Driving Along Sedona’s Red Rock Scenic Byway
The Red Rock Scenic Byway, also known as State Route 179, is a picturesque road located just south of Sedona, Arizona. It is short – as it only stretches 15 miles between Sedona and the Interstate 17 interchange.
The Red Rock Scenic Byway is renowned for its stunning natural beauty, as it winds through the iconic iron-infused rock formations and desert landscapes of Sedona and the Coconino National Forest.
For what its worth, Sedona in my opinion, is one of the most beautiful places in the world. We’ve chronicled it plenty of times here before, from the popular Fay Canyon Trail to my trip through to the Grand Canyon.
The byway’s route offers breathtaking views of towering red sandstone cliffs, rugged canyons, and vibrant red rock formations, such as Cathedral Rock, Bell Rock, and Courthouse Butte. These formations make up the southwest edge of the Colorado Plateau.
Along the byway, visitors can stop at various viewpoints and pullouts to admire the scenery that is so striking, with the red rocks set behind a canopy of lush green foliage. The area is also home to several hiking trails that allow travelers to explore the red rock formations up close and experience the unique desert environment.

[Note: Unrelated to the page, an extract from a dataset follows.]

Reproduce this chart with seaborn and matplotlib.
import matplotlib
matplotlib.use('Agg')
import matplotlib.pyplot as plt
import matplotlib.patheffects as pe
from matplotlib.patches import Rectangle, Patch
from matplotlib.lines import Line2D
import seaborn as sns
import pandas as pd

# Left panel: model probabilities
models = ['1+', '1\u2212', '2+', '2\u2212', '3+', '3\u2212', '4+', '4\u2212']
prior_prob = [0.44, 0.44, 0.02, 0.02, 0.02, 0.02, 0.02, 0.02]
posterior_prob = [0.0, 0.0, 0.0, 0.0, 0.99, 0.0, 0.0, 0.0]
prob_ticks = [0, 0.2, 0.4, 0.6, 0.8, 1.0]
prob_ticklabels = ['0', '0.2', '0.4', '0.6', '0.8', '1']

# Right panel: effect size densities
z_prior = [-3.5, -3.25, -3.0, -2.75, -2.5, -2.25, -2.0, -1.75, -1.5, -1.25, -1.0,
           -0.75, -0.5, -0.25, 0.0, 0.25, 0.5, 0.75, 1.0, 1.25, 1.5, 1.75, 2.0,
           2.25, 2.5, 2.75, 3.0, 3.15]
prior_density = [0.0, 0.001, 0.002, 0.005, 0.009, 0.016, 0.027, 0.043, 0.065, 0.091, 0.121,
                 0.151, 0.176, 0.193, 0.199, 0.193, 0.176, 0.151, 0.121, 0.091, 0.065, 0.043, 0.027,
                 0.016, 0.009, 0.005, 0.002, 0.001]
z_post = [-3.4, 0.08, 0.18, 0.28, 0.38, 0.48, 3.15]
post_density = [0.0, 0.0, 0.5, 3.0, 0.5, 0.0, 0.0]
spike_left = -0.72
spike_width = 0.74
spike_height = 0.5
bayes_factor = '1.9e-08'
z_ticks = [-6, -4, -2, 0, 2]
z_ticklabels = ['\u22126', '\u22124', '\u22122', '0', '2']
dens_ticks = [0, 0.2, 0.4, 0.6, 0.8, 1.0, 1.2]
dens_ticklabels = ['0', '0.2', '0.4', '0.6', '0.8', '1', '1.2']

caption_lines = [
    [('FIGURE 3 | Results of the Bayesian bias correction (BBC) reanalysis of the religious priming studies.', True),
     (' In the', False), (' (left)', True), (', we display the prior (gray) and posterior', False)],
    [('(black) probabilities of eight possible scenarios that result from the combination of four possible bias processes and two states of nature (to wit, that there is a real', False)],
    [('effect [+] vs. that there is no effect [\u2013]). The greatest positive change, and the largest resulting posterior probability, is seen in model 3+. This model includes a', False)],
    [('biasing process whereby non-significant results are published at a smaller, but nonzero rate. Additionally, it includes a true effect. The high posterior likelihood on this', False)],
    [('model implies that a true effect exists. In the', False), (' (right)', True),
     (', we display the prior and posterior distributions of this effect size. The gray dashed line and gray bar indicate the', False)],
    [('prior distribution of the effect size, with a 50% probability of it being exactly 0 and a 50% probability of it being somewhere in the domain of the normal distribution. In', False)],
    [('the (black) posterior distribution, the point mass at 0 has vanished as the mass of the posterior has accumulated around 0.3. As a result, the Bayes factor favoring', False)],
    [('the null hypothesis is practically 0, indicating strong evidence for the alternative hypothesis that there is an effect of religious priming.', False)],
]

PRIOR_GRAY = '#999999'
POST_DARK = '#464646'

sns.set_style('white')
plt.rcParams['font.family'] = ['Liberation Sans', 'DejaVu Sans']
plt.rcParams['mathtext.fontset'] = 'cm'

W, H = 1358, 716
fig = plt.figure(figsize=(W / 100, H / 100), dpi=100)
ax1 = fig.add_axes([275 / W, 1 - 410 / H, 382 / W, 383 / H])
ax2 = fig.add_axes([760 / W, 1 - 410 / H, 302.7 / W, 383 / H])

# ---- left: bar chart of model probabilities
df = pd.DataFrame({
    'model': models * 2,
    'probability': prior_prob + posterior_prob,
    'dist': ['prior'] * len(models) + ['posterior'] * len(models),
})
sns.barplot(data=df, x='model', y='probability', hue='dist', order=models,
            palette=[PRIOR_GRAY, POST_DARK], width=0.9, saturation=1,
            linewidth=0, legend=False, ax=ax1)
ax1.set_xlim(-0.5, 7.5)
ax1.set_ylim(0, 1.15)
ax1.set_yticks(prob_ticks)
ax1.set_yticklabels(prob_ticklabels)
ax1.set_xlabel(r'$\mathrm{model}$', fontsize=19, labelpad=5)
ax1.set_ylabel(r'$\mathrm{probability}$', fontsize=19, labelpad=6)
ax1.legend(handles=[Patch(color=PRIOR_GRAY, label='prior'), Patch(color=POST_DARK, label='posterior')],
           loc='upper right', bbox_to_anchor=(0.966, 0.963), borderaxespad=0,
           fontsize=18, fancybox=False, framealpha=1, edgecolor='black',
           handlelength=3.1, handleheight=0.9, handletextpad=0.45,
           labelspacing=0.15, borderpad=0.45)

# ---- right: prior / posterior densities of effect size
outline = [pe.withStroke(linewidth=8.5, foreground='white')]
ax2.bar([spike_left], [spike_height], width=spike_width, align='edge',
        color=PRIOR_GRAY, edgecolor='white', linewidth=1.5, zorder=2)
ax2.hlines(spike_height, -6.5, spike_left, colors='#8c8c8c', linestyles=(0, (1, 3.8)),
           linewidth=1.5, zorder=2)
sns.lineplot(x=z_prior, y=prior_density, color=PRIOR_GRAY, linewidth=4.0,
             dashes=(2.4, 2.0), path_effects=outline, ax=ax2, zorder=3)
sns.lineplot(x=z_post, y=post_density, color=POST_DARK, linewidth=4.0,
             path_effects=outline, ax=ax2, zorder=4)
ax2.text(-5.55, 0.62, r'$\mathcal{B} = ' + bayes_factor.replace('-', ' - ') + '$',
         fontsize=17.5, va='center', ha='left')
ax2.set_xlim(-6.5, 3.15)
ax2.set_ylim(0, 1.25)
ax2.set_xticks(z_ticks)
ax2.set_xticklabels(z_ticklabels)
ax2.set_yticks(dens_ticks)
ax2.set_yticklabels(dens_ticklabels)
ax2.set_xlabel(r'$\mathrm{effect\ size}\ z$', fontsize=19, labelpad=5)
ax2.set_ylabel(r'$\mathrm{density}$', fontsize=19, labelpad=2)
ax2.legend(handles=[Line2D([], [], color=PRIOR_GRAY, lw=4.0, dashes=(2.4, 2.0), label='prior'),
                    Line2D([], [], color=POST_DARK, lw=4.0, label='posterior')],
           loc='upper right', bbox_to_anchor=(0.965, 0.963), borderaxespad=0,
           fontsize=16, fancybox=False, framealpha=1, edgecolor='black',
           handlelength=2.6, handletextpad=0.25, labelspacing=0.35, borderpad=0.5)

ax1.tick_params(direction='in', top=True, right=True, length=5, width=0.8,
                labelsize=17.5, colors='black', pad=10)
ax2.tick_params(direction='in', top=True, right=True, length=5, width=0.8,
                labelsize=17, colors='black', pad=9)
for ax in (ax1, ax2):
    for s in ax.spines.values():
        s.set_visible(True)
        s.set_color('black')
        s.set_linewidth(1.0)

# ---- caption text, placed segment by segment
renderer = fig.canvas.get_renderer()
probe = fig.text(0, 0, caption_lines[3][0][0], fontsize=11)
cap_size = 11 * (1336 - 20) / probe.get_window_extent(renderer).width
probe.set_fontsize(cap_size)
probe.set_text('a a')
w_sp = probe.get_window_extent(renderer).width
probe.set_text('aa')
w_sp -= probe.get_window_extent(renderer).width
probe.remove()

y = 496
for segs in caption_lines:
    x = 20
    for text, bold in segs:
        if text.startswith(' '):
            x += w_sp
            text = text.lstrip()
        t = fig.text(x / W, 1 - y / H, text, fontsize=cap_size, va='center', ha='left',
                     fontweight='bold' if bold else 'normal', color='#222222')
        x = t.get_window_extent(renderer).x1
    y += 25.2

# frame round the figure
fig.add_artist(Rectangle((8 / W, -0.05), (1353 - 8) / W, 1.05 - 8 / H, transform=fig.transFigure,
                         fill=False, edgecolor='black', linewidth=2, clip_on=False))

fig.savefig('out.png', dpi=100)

The Red Rock Scenic Byway is considered one of the most scenic drives in Arizona and is designated as an All-American Road, the highest recognition given by the National Scenic Byways Program.
Getting on the Red Rock Scenic Byway
The scenic byway starts in Sedona, where Highway 179 dead-ends into Highway 89A (34.866068, -111.763487). It then meanders its way down 179 until it reaches Interstate 17, which is 15 miles away.

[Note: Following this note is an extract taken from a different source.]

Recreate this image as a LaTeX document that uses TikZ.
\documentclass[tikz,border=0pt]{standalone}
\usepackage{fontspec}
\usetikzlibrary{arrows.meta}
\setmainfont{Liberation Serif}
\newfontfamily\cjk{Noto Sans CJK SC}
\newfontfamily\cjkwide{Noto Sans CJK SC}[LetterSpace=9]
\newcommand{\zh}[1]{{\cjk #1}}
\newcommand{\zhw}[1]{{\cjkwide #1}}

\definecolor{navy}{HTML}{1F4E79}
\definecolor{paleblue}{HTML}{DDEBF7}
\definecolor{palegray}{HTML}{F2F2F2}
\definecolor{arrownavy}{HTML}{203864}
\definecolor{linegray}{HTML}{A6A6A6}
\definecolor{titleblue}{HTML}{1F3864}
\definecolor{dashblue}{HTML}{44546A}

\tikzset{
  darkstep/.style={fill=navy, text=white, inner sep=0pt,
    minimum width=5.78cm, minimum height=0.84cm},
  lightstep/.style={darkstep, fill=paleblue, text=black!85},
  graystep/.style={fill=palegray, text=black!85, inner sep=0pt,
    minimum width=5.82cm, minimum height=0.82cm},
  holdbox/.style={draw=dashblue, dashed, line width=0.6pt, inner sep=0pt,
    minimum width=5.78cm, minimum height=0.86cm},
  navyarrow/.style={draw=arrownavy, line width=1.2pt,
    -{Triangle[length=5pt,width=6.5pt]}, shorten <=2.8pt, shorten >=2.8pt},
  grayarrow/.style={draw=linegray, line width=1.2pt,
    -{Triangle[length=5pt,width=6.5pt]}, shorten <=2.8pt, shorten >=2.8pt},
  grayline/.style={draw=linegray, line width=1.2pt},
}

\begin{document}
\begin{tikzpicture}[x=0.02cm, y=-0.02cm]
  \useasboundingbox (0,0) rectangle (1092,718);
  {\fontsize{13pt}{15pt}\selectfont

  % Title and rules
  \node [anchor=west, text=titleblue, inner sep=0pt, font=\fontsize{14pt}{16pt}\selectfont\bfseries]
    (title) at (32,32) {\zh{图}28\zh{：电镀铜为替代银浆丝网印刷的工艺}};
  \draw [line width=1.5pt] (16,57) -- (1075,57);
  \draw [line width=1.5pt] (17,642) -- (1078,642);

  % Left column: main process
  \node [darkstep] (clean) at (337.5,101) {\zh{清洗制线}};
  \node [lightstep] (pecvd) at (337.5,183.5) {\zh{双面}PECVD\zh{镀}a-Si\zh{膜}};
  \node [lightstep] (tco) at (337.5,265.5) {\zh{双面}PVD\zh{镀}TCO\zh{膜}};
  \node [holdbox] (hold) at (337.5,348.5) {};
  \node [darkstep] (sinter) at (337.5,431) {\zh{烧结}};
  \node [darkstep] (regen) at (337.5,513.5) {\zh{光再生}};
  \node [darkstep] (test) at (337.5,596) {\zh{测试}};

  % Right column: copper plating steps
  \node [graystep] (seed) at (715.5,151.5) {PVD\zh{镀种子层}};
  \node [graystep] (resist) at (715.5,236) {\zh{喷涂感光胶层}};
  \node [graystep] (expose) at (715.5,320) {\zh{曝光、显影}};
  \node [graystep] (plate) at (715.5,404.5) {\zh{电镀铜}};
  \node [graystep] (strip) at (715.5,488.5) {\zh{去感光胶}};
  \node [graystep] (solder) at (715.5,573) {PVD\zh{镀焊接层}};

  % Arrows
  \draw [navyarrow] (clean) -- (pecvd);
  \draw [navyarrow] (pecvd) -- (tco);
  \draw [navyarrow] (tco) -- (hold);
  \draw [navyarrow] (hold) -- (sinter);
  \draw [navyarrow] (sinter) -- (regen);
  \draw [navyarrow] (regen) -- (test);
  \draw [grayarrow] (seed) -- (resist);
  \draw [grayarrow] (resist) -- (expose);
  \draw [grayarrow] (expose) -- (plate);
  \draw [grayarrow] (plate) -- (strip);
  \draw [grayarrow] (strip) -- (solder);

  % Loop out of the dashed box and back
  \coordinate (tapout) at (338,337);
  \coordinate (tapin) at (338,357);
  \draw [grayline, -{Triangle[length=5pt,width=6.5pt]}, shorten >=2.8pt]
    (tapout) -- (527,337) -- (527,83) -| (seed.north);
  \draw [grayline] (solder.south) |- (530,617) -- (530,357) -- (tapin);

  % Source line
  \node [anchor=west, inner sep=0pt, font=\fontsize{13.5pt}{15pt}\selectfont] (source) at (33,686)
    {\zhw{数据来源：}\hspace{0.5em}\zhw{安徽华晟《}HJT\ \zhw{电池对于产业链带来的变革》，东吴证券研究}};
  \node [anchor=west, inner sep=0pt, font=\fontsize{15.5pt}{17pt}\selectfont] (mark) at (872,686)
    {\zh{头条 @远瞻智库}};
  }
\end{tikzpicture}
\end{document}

Driving the Red Rock Scenic Byway
Here is the Red Rock Scenic Byway map. Unlike many other scenic drives in the US, this one is short and only stays on one road, Arizona Highway 179.
The full drive lasts only about 20 minutes. While this scenic byway is short, it surprisingly packs a ton into such a short span.
Probably the most well-known of all the spots is the Chapel of the Holy Cross, which is about 3 miles down the route. It is an amazing architecture marvel built into the hillside. It is a short but steep hike up to the Chapel itself from the road, but the views from the circling walkway are fantastic due to their elevation.
Once you get back on AZ-179, You’ll next come across a few fantastic hikes.
The Little Horse Trail is a moderate 4.3-mile out-and-back trail that gets up close to many of the rock formations that the byway follows alongside. Due to its length, expect a little less people on this trail. A little further down is the Bell Rock Pathway Trail is a 2.8-mile out and back trail with views of Bell Rock and Courthouse Butte. This trail is mostly easy, but it does have a few steeper climbs as you come close to the Bell Rock summit. Both of these trails and the others in the area require either a Red Rock Pass or a National Park America the Beautiful Pass to park at.
If you didn’t take the Bell Rock Trail, then now is your chance to see the formation up close at the Bell Rock Vista. This is the point where the trail ends, and there is ample parking to see this iconic rock up close. There are other trailheads at the parking area as well, including the Phone Trail (10 miles, 1,377 ft elevation change, Out & Back) and access to the Courthouse Butte Loop Trail. This area is wide open and devoid of all man-made structures.
After the Vista, you’ll drive through the Village of Oak Creek. This small town is full of small shops, restaurants, cafés, and a few hotels.
At this point, the scenic byway is coming to an end. The only other stop along the way here is the trailhead for the challenging Kel Fox Trail (7 miles, 1,325 ft elevation change, Out & Back). Shortly after that stop, AZ-179 will come to an end, and you can either merge onto I-17, or continue forward onto a Forestry Service Road, which takes you to the Montezuma Castle National Monument.
However, for us, we merged onto I-17 north, towards Flagstaff to continue on our way to the Grand Canyon.